Sunday, 7 April 2013


1977, James Goldstone, 117 mins.

American amusement parks are stalked by a maniac.

Connoisseurs of the art of screen acting sometime have to look in the most unusual places – Rollercoaster for example. It’s a ho-hum suspense movie which is never anything other than predictable and is shot in a flat TV movie style which makes it visually indistinguishable from the average cop show of the 1970s. The supporting performances by the likes of Richard Widmark and Henry Fonda are strictly for the money and Timothy Bottoms is peculiarly mannered as the bad guy who likes to blow up fairground rides. But it’s worth it all for George Segal’s quite sensational performance in the lead.
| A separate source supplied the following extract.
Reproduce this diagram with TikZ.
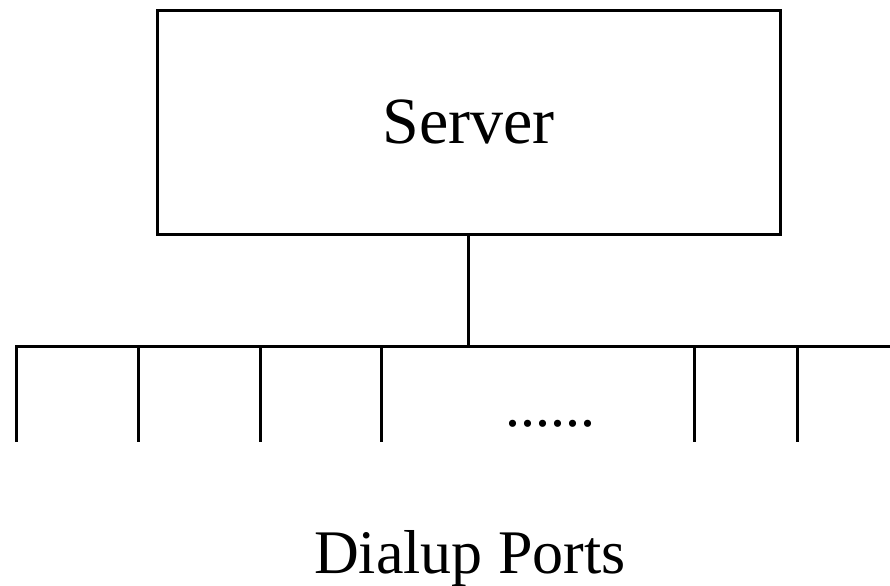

It’s not a great part and the dialogue is generally mediocre but he adds grace notes and gives the character so much wit and style that he stands out as a credible, complicated person in the midst of banality. 

1 comment:

  1. George Segal had a quote where he said he had to reconcile himself with being "bland", but I don't think he is, he's actually very charismatic in a paradoxically ordinary, relatable way. In the 1970s he offered a great run of performances in a variety of styles from comedy to drama and he was never less than compelling in any of them. It's a shame as tastes changed he was relegated to supporting roles and TV, because he really is underrated. Still working, too.